(INPUT FOR THIS TASK)
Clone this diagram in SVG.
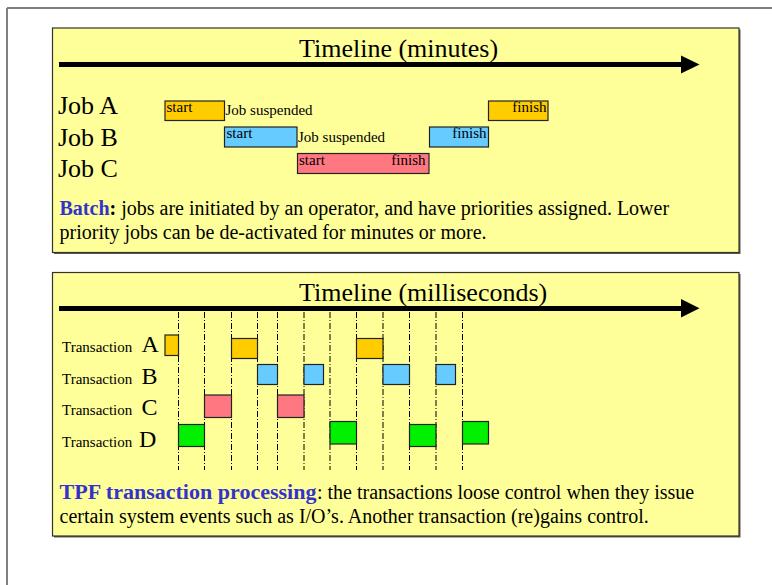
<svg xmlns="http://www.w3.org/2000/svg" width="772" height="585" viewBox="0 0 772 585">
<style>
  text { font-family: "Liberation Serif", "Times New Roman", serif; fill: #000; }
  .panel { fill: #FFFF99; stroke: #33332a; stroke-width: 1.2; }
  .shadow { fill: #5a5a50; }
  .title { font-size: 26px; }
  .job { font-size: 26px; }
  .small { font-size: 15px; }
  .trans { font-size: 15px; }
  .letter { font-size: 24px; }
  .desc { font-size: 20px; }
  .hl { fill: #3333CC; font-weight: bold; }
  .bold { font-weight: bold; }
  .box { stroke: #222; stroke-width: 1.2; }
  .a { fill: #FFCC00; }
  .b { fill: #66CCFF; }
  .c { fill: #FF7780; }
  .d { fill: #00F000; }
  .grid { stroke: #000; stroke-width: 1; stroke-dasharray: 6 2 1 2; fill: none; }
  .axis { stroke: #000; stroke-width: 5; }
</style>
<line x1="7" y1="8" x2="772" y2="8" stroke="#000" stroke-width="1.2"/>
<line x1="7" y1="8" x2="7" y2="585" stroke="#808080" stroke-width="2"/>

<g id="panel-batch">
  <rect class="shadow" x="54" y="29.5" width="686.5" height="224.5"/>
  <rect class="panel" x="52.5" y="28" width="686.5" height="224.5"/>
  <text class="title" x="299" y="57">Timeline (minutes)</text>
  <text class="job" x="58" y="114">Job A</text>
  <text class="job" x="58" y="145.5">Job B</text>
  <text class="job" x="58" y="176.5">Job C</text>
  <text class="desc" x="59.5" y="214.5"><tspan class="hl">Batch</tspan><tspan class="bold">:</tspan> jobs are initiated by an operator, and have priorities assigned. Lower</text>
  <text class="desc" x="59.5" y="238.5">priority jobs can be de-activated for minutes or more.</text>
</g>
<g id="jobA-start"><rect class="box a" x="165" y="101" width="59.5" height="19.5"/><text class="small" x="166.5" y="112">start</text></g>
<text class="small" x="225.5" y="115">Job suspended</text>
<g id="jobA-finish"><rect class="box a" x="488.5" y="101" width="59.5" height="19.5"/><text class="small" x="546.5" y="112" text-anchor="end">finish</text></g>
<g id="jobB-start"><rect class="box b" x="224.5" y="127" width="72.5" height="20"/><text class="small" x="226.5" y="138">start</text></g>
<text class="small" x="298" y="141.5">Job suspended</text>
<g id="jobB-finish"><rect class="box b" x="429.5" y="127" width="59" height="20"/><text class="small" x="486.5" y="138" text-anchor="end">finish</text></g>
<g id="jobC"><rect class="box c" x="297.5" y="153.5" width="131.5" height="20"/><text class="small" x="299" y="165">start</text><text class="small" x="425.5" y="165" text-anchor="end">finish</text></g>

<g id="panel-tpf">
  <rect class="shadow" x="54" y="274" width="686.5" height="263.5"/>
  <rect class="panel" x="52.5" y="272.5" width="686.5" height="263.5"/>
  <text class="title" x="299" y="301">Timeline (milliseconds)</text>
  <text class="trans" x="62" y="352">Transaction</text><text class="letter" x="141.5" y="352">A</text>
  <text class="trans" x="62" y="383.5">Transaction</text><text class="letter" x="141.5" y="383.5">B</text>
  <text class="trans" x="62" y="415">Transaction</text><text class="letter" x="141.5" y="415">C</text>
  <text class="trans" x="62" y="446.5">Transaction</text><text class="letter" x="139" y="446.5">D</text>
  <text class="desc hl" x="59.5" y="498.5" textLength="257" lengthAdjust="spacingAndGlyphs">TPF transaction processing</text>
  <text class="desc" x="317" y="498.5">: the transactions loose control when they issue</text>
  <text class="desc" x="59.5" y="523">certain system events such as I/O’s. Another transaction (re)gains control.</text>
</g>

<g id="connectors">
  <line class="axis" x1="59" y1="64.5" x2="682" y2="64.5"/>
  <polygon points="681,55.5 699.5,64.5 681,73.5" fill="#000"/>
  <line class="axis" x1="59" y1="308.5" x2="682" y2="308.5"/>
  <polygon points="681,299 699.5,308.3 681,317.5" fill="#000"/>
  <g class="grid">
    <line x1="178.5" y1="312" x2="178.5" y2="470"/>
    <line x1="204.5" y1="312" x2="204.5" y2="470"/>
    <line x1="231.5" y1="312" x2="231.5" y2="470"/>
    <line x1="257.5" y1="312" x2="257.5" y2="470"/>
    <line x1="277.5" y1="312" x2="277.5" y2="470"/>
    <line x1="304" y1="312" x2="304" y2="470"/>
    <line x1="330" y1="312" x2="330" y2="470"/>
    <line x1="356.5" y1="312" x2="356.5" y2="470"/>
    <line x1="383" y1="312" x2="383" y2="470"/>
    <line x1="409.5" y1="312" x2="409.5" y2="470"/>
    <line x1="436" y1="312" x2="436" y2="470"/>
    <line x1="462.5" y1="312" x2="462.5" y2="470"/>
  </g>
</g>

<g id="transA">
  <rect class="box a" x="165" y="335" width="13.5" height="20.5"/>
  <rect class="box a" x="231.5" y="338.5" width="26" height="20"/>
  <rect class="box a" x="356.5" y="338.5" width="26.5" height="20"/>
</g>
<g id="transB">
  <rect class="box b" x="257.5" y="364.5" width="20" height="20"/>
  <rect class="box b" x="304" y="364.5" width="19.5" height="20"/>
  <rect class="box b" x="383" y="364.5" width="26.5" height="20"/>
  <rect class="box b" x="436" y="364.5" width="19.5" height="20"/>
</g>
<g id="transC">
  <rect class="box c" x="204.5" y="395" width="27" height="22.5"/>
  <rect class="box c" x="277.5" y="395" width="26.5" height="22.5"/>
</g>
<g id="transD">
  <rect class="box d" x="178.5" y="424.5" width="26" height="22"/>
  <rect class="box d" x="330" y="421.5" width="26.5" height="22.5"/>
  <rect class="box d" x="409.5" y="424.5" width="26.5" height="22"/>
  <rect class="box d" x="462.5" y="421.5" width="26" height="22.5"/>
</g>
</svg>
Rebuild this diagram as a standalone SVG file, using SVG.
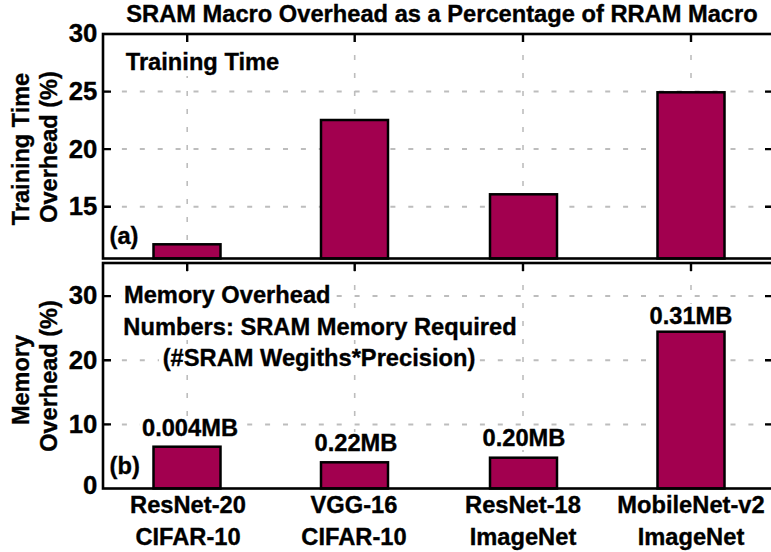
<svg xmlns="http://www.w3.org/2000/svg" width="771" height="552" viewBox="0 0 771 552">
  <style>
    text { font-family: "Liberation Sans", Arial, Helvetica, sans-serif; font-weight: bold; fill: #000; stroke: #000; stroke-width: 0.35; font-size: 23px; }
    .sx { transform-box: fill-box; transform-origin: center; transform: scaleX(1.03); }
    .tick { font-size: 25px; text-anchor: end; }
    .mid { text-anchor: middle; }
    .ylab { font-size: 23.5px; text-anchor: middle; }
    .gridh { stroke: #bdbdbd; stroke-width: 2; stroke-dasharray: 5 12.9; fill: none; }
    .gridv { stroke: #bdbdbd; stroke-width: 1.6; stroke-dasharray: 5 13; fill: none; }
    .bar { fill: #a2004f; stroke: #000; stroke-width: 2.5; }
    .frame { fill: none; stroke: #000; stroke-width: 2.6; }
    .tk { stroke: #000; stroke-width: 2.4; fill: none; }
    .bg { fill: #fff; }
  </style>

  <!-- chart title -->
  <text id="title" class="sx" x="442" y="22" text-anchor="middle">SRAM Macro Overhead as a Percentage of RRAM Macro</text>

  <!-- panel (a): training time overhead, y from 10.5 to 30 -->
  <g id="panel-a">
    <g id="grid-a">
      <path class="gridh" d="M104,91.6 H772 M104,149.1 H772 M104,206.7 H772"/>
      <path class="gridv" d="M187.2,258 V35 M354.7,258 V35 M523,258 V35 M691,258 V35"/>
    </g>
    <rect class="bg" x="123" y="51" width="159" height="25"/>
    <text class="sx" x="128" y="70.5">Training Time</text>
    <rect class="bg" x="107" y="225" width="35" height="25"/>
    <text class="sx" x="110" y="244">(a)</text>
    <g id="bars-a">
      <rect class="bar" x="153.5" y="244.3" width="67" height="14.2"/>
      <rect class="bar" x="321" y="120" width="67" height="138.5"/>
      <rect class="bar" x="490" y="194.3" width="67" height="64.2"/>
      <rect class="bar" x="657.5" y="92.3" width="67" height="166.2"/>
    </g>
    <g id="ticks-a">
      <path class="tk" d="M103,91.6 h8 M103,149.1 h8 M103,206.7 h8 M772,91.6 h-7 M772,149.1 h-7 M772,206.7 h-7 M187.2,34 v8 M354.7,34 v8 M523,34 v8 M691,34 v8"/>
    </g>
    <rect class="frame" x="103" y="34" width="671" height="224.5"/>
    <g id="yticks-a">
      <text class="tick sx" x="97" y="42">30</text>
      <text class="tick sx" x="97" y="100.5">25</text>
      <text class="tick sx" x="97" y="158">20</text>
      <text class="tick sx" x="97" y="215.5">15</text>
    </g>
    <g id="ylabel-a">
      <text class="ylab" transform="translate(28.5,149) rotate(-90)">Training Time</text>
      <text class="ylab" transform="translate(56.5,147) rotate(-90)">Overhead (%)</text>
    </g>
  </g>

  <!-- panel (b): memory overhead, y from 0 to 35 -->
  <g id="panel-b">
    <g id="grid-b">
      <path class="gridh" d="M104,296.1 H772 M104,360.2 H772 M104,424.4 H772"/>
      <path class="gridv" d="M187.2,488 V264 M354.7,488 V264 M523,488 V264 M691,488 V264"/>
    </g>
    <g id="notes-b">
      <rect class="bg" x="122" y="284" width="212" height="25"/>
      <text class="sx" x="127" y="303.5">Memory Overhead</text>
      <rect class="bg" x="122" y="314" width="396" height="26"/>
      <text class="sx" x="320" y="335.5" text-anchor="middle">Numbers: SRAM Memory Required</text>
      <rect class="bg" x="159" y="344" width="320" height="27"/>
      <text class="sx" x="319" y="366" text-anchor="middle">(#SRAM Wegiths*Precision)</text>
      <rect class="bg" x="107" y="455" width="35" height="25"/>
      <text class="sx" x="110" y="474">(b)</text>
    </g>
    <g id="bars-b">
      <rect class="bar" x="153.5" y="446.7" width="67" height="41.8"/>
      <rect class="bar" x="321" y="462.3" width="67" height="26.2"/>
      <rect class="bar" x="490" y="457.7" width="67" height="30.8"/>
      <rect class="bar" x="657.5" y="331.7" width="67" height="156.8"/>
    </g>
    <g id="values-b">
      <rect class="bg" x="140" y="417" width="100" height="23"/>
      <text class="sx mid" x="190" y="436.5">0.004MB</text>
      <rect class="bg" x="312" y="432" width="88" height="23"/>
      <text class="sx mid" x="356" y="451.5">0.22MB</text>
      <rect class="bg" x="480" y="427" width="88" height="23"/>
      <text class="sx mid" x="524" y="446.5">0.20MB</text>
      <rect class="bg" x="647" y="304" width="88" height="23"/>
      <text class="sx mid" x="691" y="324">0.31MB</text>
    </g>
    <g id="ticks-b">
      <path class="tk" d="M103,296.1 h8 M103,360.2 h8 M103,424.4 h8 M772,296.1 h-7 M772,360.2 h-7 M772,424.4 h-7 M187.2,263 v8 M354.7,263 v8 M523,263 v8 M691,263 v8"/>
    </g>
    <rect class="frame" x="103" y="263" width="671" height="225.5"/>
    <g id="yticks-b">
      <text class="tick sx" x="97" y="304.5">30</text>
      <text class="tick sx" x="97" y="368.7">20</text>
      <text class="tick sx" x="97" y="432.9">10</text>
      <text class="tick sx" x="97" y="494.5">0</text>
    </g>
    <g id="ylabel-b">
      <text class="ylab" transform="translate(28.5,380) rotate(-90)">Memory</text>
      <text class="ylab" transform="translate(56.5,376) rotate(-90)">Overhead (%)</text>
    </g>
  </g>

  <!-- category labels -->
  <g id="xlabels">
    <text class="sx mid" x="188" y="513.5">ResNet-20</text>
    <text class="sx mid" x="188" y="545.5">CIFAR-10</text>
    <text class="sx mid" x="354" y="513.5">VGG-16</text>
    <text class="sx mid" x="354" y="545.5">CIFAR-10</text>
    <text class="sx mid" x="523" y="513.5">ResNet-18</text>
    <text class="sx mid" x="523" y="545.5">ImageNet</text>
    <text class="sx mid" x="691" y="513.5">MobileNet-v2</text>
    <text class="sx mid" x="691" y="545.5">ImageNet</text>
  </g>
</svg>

(EXERCISE OBJECTIVE) Look through the data and gather every line with the string "diagram" in it.

(TASK RESULT)
Clone this diagram in SVG.
Rebuild this diagram as a standalone SVG file, using SVG.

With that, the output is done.